Two programmes, five events, one weekend. Strip the MPSF Championship down to its pick percentages and that's the story Fantasy Rowing's crowd is telling. Washington and California account for 90% or more of every event's vote share. Everyone else (Stanford, British Columbia, UC-San Diego, Oregon State) shows up as decoration around the edges.

But underneath that two-horse race, there's a fault line running right through the program. Washington owns the senior boats. California owns the development boats. And the crowd has its money on a clean split.

The Headline Numbers

Five events, the leader in each:

Event Top pick %
Varsity Eights Washington 70.77%
2nd Varsity Eights Washington 61.90%
Varsity Fours Washington 57.14%
3rd Varsity Eights California 55.56%
Freshman Eights California 55.56%

Three boats with Washington heads, two boats with California heads, and the dividing line is exactly where you'd expect it: experience. The Huskies are the consensus pick wherever the rosters are most senior. The Bears are the consensus pick wherever the rosters are youngest.

The 1V8+: Washington's Coronation Lane

This is the event with the loudest conviction on the card. 70.77% of pickers have taken Washington in the Varsity Eights.

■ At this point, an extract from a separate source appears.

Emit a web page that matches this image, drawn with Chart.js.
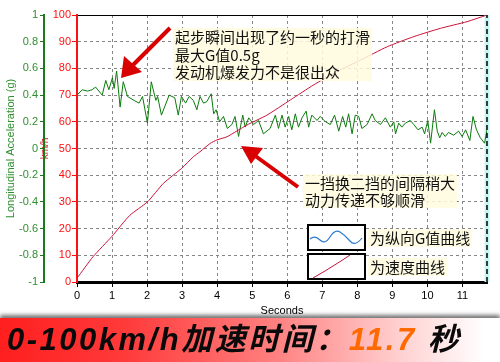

To put that in context, the rest of the field combined gets 29.23%, and California (16.92%) carries most of that on its own. Stanford sneaks into double digits of nothing at 6.15%. British Columbia and UC-San Diego split 3.08% apiece. Oregon State, the host program, drew 0.00% support in the 1V8+. Not one picker.

A 70% lead in a six-crew event is the kind of margin that doesn't allow much room for surprise. If Washington wins this, the leaderboards barely move. If Washington loses this, every league standings page in the app gets reshuffled.

The 2V8+: Cal Closes the Gap

The picture shifts, but not dramatically, when the seniors give way to the second varsity:

  • Washington 61.90%
  • California 25.40%
  • Stanford 4.76%, UC-San Diego 4.76% (tied)
  • British Columbia 1.59%, Oregon State 1.59% (tied)

Washington's lead halves in absolute terms relative to the 1V (70.77 to 16.92 becomes 61.90 to 25.40). The Bears are starting to look less like a cameo and more like a genuine second option. Still nowhere near favoured, but the gap has compressed enough that a Cal win here wouldn't read as a shock.

The Varsity Fours: A Two-Crew Event That's Really a Three-Crew Event

Only three programs feature in the Varsity Fours: Washington 57.14%, California 34.92%, Oregon State 7.94%.

Of the three contenders, Washington's lead here is its narrowest among the events it's favoured to win. The Bears are sitting just under 35%, the highest non-Washington share anywhere in the upper boats. If Cal is going to spoil the senior sweep, the Varsity Four is where the crowd thinks it's most likely to happen.

The 3V8+ and Freshman 8+: Bear Country

Now the script flips entirely.

3rd Varsity Eights: California 55.56%, Washington 31.75%, Stanford 9.52%, Oregon State 3.17%. British Columbia at 0.00%.

Freshman Eights: California 55.56%, Washington 44.44%. Nobody else.

These are the two events where Cal isn't just close, they're the favourite. And in the Freshman Eights, the field is a duel: no Stanford, no BC, no UCSD, no Oregon State. Just the Bears and the Huskies, with the crowd giving Cal a clear 11-point edge.

That 11-point gap is the most interesting number on the entire card, it says the Huskies' aura of inevitability evaporates the moment the rosters drop a class.

If you believe that California's freshmen are the program's strongest age group, you should believe that the talent pipeline is about to swing west. The crowd certainly does.

What This Distribution Is Really Saying

Add it up across all five events: Washington leads three, California leads two, and the two leaders absolutely dominate the picks. The remaining four programs (Stanford, BC, UCSD, Oregon State) collectively account for less than 10% of any single event's vote share except the 3V8+ (where Stanford alone manages 9.52%).

The crowd has decided this is a referendum between two programs. The question is whether the referendum gets answered cleanly (3-2 to Washington, the consensus result) or whether one side runs the table.

Three scenarios:

  1. The crowd is right, exactly. Washington takes 1V, 2V, V4. California takes 3V and Freshman. League standings barely move. Pick percentages get vindicated and pickers who lined up with the favourites cruise.

  2. The 3V8+ goes Husky. If Washington's 31.75% there turns into a win, suddenly Cal's underclass narrative has a crack in it, and Washington has a near-clean sweep at higher pick odds. Every league standings table shifts toward the contrarians who backed Cal where they shouldn't have.

  3. The Bears break the senior boats. A Cal win in the 2V8+ (the event where they're picked at 25.40%) would be the upset worth watching most. The 2V is the event the crowd has marked as "Washington, comfortably" but with real Bear support. A Cal win there forces the whole pick distribution to be reread.

The empire holds the headlines. The revolt holds the development pipeline. The weekend tells us which one matters more.